** Instructions to follow **
Copy all entries without alteration and skip the pictures they hold.

** Figure scripts **
□ □ □ □ □

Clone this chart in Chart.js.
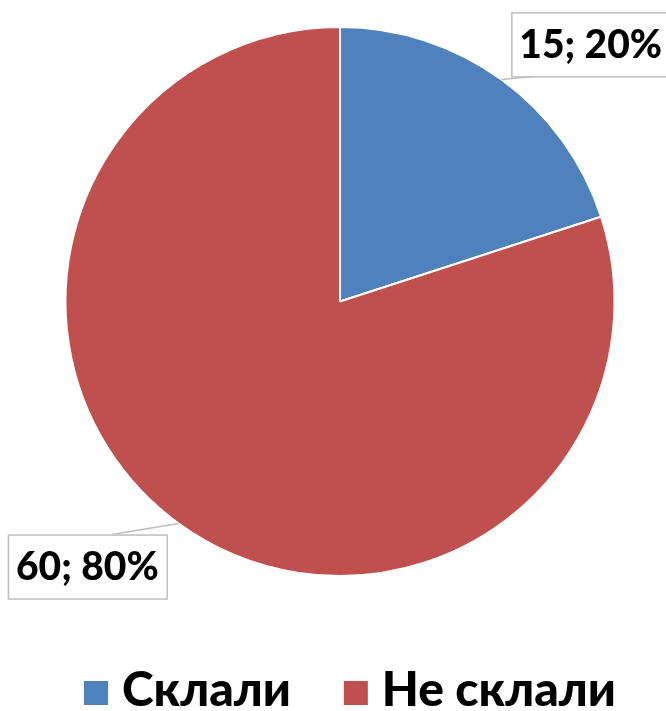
<!DOCTYPE html>
<html>
<head>
<meta charset="utf-8">
<script src="https://cdn.jsdelivr.net/npm/chart.js@4"></script>
<style>
  html, body { margin: 0; padding: 0; background: #fff; }
  #wrap { width: 666px; height: 711px; }
</style>
</head>
<body>
<div id="wrap"><canvas id="pie" width="666" height="711"></canvas></div>
<script>
// дані діаграми
const categories = ["Склали", "Не склали"];
const counts = [15, 60];
const percents = [20, 80];
const colors = ["#4F81BD", "#C0504D"];

const FONT = "Lato, 'Liberation Sans', sans-serif";

// підписи з рамками та виносні лінії
const calloutPlugin = {
  id: "callouts",
  afterDatasetsDraw(chart) {
    const ctx = chart.ctx;
    const arcs = chart.getDatasetMeta(0).data;
    ctx.save();
    ctx.font = "900 39px " + FONT;
    ctx.textBaseline = "middle";
    arcs.forEach((arc, i) => {
      const mid = (arc.startAngle + arc.endAngle) / 2;
      const ex = arc.x + Math.cos(mid) * arc.outerRadius;
      const ey = arc.y + Math.sin(mid) * arc.outerRadius;
      const text = counts[i] + "; " + percents[i] + "%";
      const w = ctx.measureText(text).width + 16;
      const h = 64;
      let bx, by, lx, ly;
      if (Math.cos(mid) >= 0) {
        bx = ex + 10; by = ey - 3 - h;
        lx = bx + 22; ly = by + h;
      } else {
        bx = ex - 12 - w; by = ey + 11;
        lx = bx + w - 55; ly = by;
      }
      ctx.strokeStyle = "#BFBFBF";
      ctx.lineWidth = 1.5;
      ctx.beginPath();
      ctx.moveTo(ex, ey);
      ctx.lineTo(lx, ly);
      ctx.stroke();
      ctx.fillStyle = "#fff";
      ctx.fillRect(bx, by, w, h);
      ctx.strokeRect(bx + 0.5, by + 0.5, w, h);
      ctx.fillStyle = "#000";
      ctx.textAlign = "center";
      ctx.fillText(text, bx + w / 2, by + h / 2 + 1);
    });
    ctx.restore();
  }
};

// легенда внизу
const legendPlugin = {
  id: "bottomLegend",
  afterDraw(chart) {
    const ctx = chart.ctx;
    ctx.save();
    ctx.font = "900 48px " + FONT;
    ctx.textBaseline = "alphabetic";
    ctx.textAlign = "left";
    let x = 84;
    const baseY = 706;
    categories.forEach((c, i) => {
      ctx.fillStyle = colors[i];
      ctx.fillRect(x, 681, 24, 24);
      x += 38;
      ctx.fillStyle = "#000";
      ctx.fillText(c, x, baseY);
      x += ctx.measureText(c).width + 53;
    });
    ctx.restore();
  }
};

new Chart(document.getElementById("pie").getContext("2d"), {
  type: "pie",
  data: {
    labels: categories,
    datasets: [
      {
        data: counts,
        backgroundColor: colors,
        borderColor: "#fff",
        borderWidth: 2,
      },
    ],
  },
  options: {
    responsive: false,
    animation: false,
    layout: { padding: { top: 26, bottom: 134, left: 14, right: 0 } },
    plugins: {
      legend: { display: false },
      tooltip: { enabled: false },
    },
  },
  plugins: [calloutPlugin, legendPlugin],
});
</script>
</body>
</html>
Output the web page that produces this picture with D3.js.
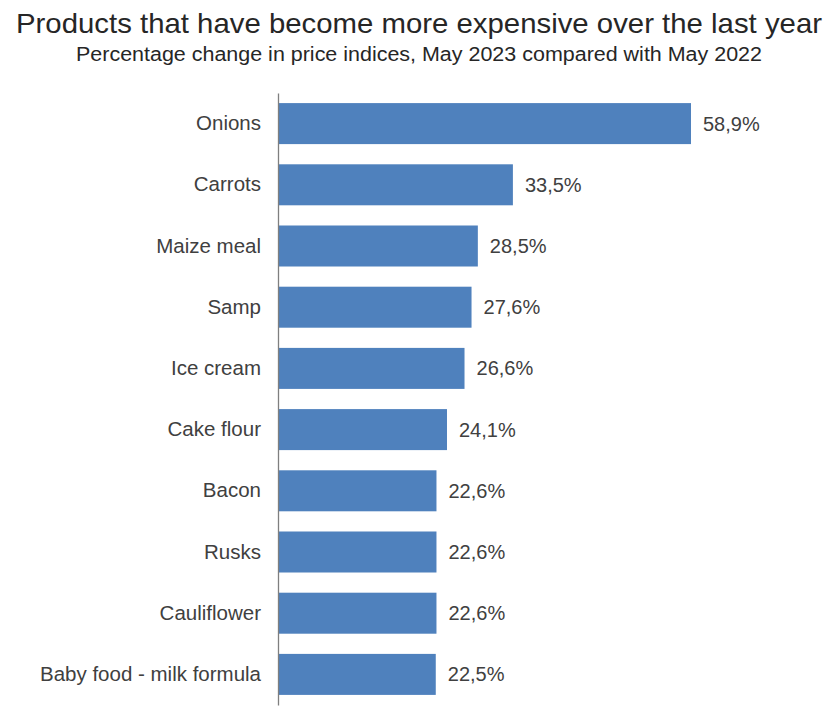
<!DOCTYPE html>
<html>
<head>
<meta charset="utf-8">
<script src="https://cdn.jsdelivr.net/npm/d3@7"></script>
<style>
  html, body { margin: 0; padding: 0; background: #ffffff; }
  svg { display: block; font-family: "Liberation Sans", Arial, sans-serif; }
</style>
</head>
<body>
<svg id="chart" width="834" height="717"></svg>
<script>
const titleText = "Products that have become more expensive over the last year";
const subtitleText = "Percentage change in price indices, May 2023 compared with May 2022";
const categories = ["Onions", "Carrots", "Maize meal", "Samp", "Ice cream", "Cake flour", "Bacon", "Rusks", "Cauliflower", "Baby food - milk formula"];
const values = [58.9, 33.5, 28.5, 27.6, 26.6, 24.1, 22.6, 22.6, 22.6, 22.5];

const svg = d3.select("#chart");
const fmt = v => d3.format(".1f")(v).replace(".", ",") + "%";

const x = d3.scaleLinear().domain([0, 58.9]).range([278, 691]);
const y = d3.scaleBand().domain(categories).range([93, 705]).paddingInner(0.33).paddingOuter(0.165);

svg.append("text")
  .attr("x", 419).attr("y", 33)
  .attr("text-anchor", "middle")
  .attr("font-size", 28)
  .attr("fill", "#262626")
  .attr("textLength", 806).attr("lengthAdjust", "spacingAndGlyphs")
  .text(titleText);

svg.append("text")
  .attr("x", 419).attr("y", 61)
  .attr("text-anchor", "middle")
  .attr("font-size", 20)
  .attr("fill", "#262626")
  .attr("textLength", 686).attr("lengthAdjust", "spacingAndGlyphs")
  .text(subtitleText);

const data = categories.map((c, i) => ({ c, v: values[i] }));

svg.append("g").selectAll("rect").data(data).join("rect")
  .attr("x", x(0))
  .attr("y", d => y(d.c))
  .attr("width", d => x(d.v) - x(0))
  .attr("height", y.bandwidth())
  .attr("fill", "#4F81BD");

svg.append("g").selectAll("text").data(data).join("text")
  .attr("x", d => x(d.v) + 12)
  .attr("y", d => y(d.c) + y.bandwidth() / 2)
  .attr("dy", "0.35em")
  .attr("font-size", 20)
  .attr("fill", "#404040")
  .text(d => fmt(d.v));

const axis = d3.axisLeft(y).tickSize(0).tickPadding(17);
const ag = svg.append("g").attr("transform", `translate(${x(0)},0)`).call(axis);
ag.select(".domain").attr("stroke", "#7f7f7f").attr("stroke-width", 1.3);
ag.selectAll(".tick text")
  .attr("font-size", 20.5)
  .attr("font-family", "Liberation Sans, Arial, sans-serif")
  .attr("fill", "#404040");
</script>
</body>
</html>
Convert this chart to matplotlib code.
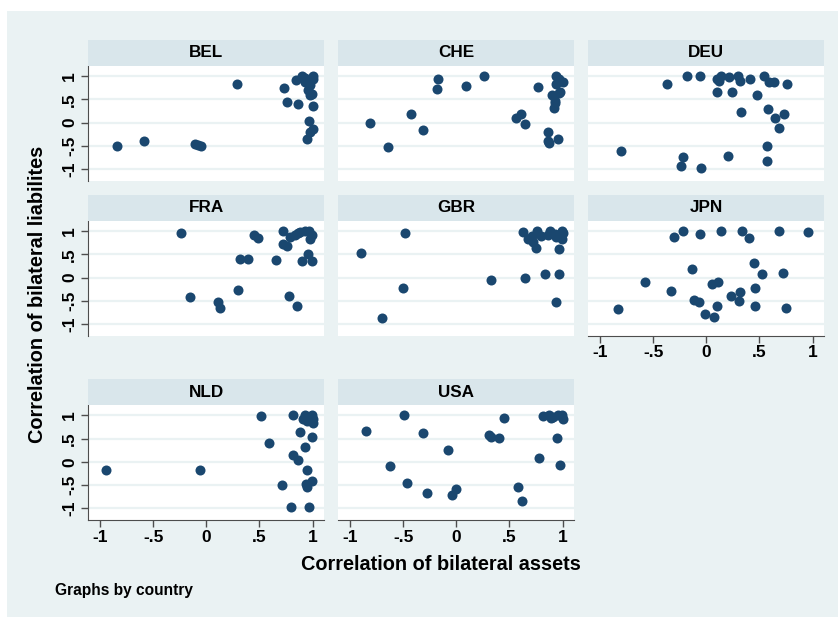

□ □ □ □ □

** Written response **
Clone this chart in Chart.js.
<!DOCTYPE html>
<html>
<head>
<meta charset="utf-8">
<script src="https://cdn.jsdelivr.net/npm/chart.js@4"></script>
<style>
  html, body { margin: 0; padding: 0; background: #fff; }
  #wrap { width: 666px; height: 711px; }
</style>
</head>
<body>
<div id="wrap"><canvas id="pie" width="666" height="711"></canvas></div>
<script>
// дані діаграми
const categories = ["Склали", "Не склали"];
const counts = [15, 60];
const percents = [20, 80];
const colors = ["#4F81BD", "#C0504D"];

const FONT = "Lato, 'Liberation Sans', sans-serif";

// підписи з рамками та виносні лінії
const calloutPlugin = {
  id: "callouts",
  afterDatasetsDraw(chart) {
    const ctx = chart.ctx;
    const arcs = chart.getDatasetMeta(0).data;
    ctx.save();
    ctx.font = "900 39px " + FONT;
    ctx.textBaseline = "middle";
    arcs.forEach((arc, i) => {
      const mid = (arc.startAngle + arc.endAngle) / 2;
      const ex = arc.x + Math.cos(mid) * arc.outerRadius;
      const ey = arc.y + Math.sin(mid) * arc.outerRadius;
      const text = counts[i] + "; " + percents[i] + "%";
      const w = ctx.measureText(text).width + 16;
      const h = 64;
      let bx, by, lx, ly;
      if (Math.cos(mid) >= 0) {
        bx = ex + 10; by = ey - 3 - h;
        lx = bx + 22; ly = by + h;
      } else {
        bx = ex - 12 - w; by = ey + 11;
        lx = bx + w - 55; ly = by;
      }
      ctx.strokeStyle = "#BFBFBF";
      ctx.lineWidth = 1.5;
      ctx.beginPath();
      ctx.moveTo(ex, ey);
      ctx.lineTo(lx, ly);
      ctx.stroke();
      ctx.fillStyle = "#fff";
      ctx.fillRect(bx, by, w, h);
      ctx.strokeRect(bx + 0.5, by + 0.5, w, h);
      ctx.fillStyle = "#000";
      ctx.textAlign = "center";
      ctx.fillText(text, bx + w / 2, by + h / 2 + 1);
    });
    ctx.restore();
  }
};

// легенда внизу
const legendPlugin = {
  id: "bottomLegend",
  afterDraw(chart) {
    const ctx = chart.ctx;
    ctx.save();
    ctx.font = "900 48px " + FONT;
    ctx.textBaseline = "alphabetic";
    ctx.textAlign = "left";
    let x = 84;
    const baseY = 706;
    categories.forEach((c, i) => {
      ctx.fillStyle = colors[i];
      ctx.fillRect(x, 681, 24, 24);
      x += 38;
      ctx.fillStyle = "#000";
      ctx.fillText(c, x, baseY);
      x += ctx.measureText(c).width + 53;
    });
    ctx.restore();
  }
};

new Chart(document.getElementById("pie").getContext("2d"), {
  type: "pie",
  data: {
    labels: categories,
    datasets: [
      {
        data: counts,
        backgroundColor: colors,
        borderColor: "#fff",
        borderWidth: 2,
      },
    ],
  },
  options: {
    responsive: false,
    animation: false,
    layout: { padding: { top: 26, bottom: 134, left: 14, right: 0 } },
    plugins: {
      legend: { display: false },
      tooltip: { enabled: false },
    },
  },
  plugins: [calloutPlugin, legendPlugin],
});
</script>
</body>
</html>
Output the web page that produces this picture with D3.js.
<!DOCTYPE html>
<html>
<head>
<meta charset="utf-8">
<script src="https://cdn.jsdelivr.net/npm/d3@7"></script>
<style>
  html, body { margin: 0; padding: 0; background: #ffffff; }
  svg { display: block; font-family: "Liberation Sans", Arial, sans-serif; }
</style>
</head>
<body>
<svg id="chart" width="834" height="717"></svg>
<script>
const titleText = "Products that have become more expensive over the last year";
const subtitleText = "Percentage change in price indices, May 2023 compared with May 2022";
const categories = ["Onions", "Carrots", "Maize meal", "Samp", "Ice cream", "Cake flour", "Bacon", "Rusks", "Cauliflower", "Baby food - milk formula"];
const values = [58.9, 33.5, 28.5, 27.6, 26.6, 24.1, 22.6, 22.6, 22.6, 22.5];

const svg = d3.select("#chart");
const fmt = v => d3.format(".1f")(v).replace(".", ",") + "%";

const x = d3.scaleLinear().domain([0, 58.9]).range([278, 691]);
const y = d3.scaleBand().domain(categories).range([93, 705]).paddingInner(0.33).paddingOuter(0.165);

svg.append("text")
  .attr("x", 419).attr("y", 33)
  .attr("text-anchor", "middle")
  .attr("font-size", 28)
  .attr("fill", "#262626")
  .attr("textLength", 806).attr("lengthAdjust", "spacingAndGlyphs")
  .text(titleText);

svg.append("text")
  .attr("x", 419).attr("y", 61)
  .attr("text-anchor", "middle")
  .attr("font-size", 20)
  .attr("fill", "#262626")
  .attr("textLength", 686).attr("lengthAdjust", "spacingAndGlyphs")
  .text(subtitleText);

const data = categories.map((c, i) => ({ c, v: values[i] }));

svg.append("g").selectAll("rect").data(data).join("rect")
  .attr("x", x(0))
  .attr("y", d => y(d.c))
  .attr("width", d => x(d.v) - x(0))
  .attr("height", y.bandwidth())
  .attr("fill", "#4F81BD");

svg.append("g").selectAll("text").data(data).join("text")
  .attr("x", d => x(d.v) + 12)
  .attr("y", d => y(d.c) + y.bandwidth() / 2)
  .attr("dy", "0.35em")
  .attr("font-size", 20)
  .attr("fill", "#404040")
  .text(d => fmt(d.v));

const axis = d3.axisLeft(y).tickSize(0).tickPadding(17);
const ag = svg.append("g").attr("transform", `translate(${x(0)},0)`).call(axis);
ag.select(".domain").attr("stroke", "#7f7f7f").attr("stroke-width", 1.3);
ag.selectAll(".tick text")
  .attr("font-size", 20.5)
  .attr("font-family", "Liberation Sans, Arial, sans-serif")
  .attr("fill", "#404040");
</script>
</body>
</html>
Convert this chart to matplotlib code.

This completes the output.